このようにして、前記の法話集で紹介されている活動が始まったことになる。
ところで、私の母はこの嵯峨野の曼陀羅山寂庵に出かけたことはなかったと思う。その代わり、その理由は判らないが手紙を書き送ったり、何かの品物かお賽銭を送ったようである。
その返礼として送られてきた次のハガキが母の遺品の中にあった。日付は平成21(2009)年なので、母が90歳、瀬戸内さんが87歳の時ということになる。
瀬戸内寂聴さんからのハガキ
また、母の生前、瀬戸内寂聴さんから頂いたという返信の手紙と、同封されていた著書を見せてもらったことがあった。今回そのことを思い出して、捜してみたが見つからない。まだ、母の遺品の数々の整理がきちんとできていないのである。
二人の妹に問い合わせてみると、上の妹の所には寂聴さんのサイン入りの本があり、その写真が送られてきた。次のようである。
寂聴さんから母に送られてきたサインの入った著書
この本の一部の内容についての写真も送られてきたが、そこには人形のことが書かれていた。
手作りの人形のことが書かれているページ
このページには次のように書かれている。
「戦時中の北京で、初めて産んだ娘の初節句には、
お雛さまも飾ってやれなかった。
私は色紙(いろがみ)を買ってきて
小さな紙のお雛さまをつくってやった。
大豆を頭にして、顔を書いて、
それでもどうやら紙の衣装のお雛さまが揃った。
引揚げ後は雛など飾るどころではなかった。
娘は大豆のお雛さまなど覚えていない。」
そして、下の妹の所には寂聴さんから手紙・本と共に送られてきたというこの人形があり、次の写真が送られてきた。
寂聴さんから母に送られてきた手作り人形
母は、少女時代本を読むことが好きで、祖父母から何か買ってあげようといわれると、決まって本がほしいと言ったという。
私の子供時代の母の記憶には本を読んでいる姿は全くない。いつも私たち兄妹を護ることに必死であった。
私が就職して実家を離れてからの様子も判らないので、いつごろから再び母が本を読むようになったのかは知らないが、父の死後一人暮らしになった母を、定年になり時間がとれるようになった私が見守りに行くようになった頃にはいつも図書館で借りてきたという数冊の本がそばにあった。
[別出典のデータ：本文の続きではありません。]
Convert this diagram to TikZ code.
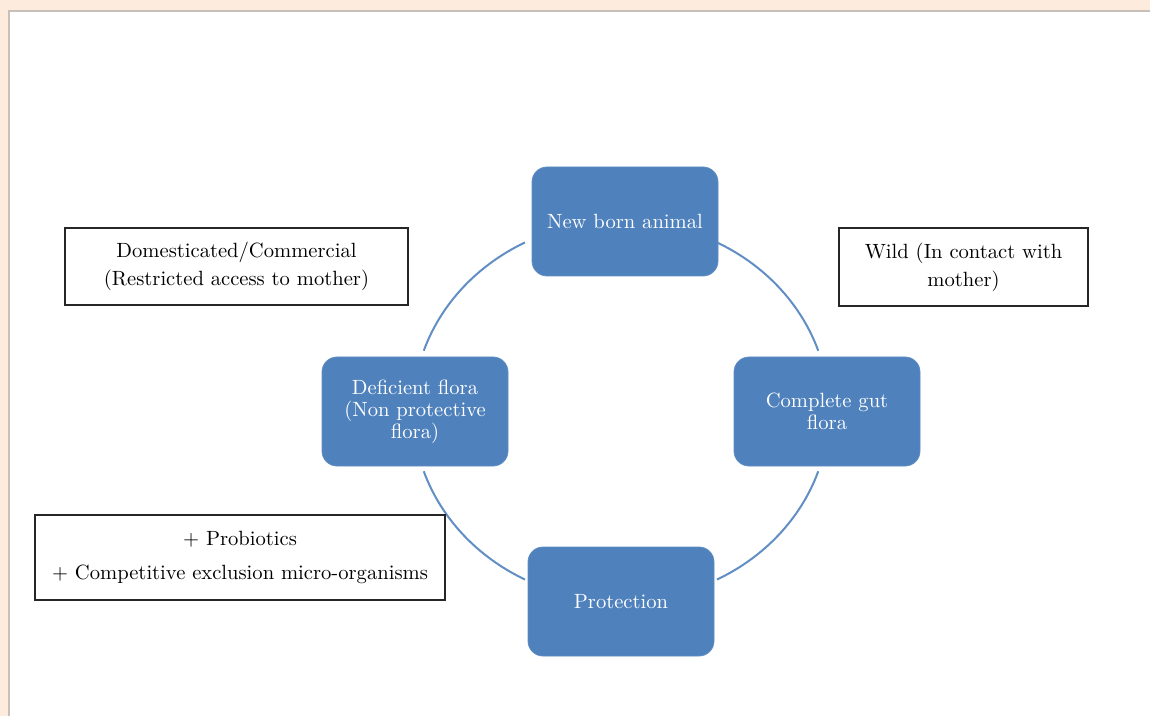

その中に瀬戸内寂聴さんの本があったかどうか定かではないが、手紙を送ったりしていたところをみると、同年代の瀬戸内さんに何か共感するところがあったのではと推察する。今はどこかでそんな話でもしているのだろうか。
私は瀬戸内さんのことはほとんど何も知らない。知っているのは寂庵法話集で聞いた内容がすべてといってもよい。12巻のCDに収められた法話の中では実に様々なことが話されているが、今はっきりと思い出されるのは、寂聴さんの次の言葉である。前出の、第12巻【特別盤】の「生きる喜び」の講演の中で語られている。
「・・・出家するまでの私は自分が自分がと思っておりました。自分が才能があるから、あるいは努力するから作家になれるという風な自惚れできておりまして、自分の力を極限に押し開くことが生きる喜びであるという風に考えていたわけですね。
けれども、出家してから私は自分一人が幸せになってもしようがない、結局私たちが今生きている地球の上に起こっているすべての不幸は私たちの責任を負わなければならないことだという風に考えが変わってまいりました。
私が1人幸せであってもしようがない、アフリカに飢えた子があればしようがない、どこかで原子炉が爆発したらそれはしようがない、みんなその雨はやはり我われが一緒にかぶるものなんですね。
そういう風にこの地球の上に起こるすべての不幸に自分が責任をもたなければいけない。そして、自分が幸せになるように、すべての人が幸せになってもらわなければしようがないという風な考えを持つに至りました。そのために私は本当にこのごろ生きていることが楽しく喜ばしく思われます。力がある限り、体力の続く限りこういう生活をしていこうと思います。・・・
私は、人間が生きるのは自分一人の幸せを考えているだけでは本当の幸せでなく、他のすべての人々、今一緒に地球の上に生きているすべての人類が一人残らず幸せにならなければ真の生きる喜びというのは得られないのだということをこの頃考えます。そのことをお話しして今日のお話に代えさせていただきます。どうも有難うございました。」
瀬戸内寂聴さんのご冥福を心よりお祈りします。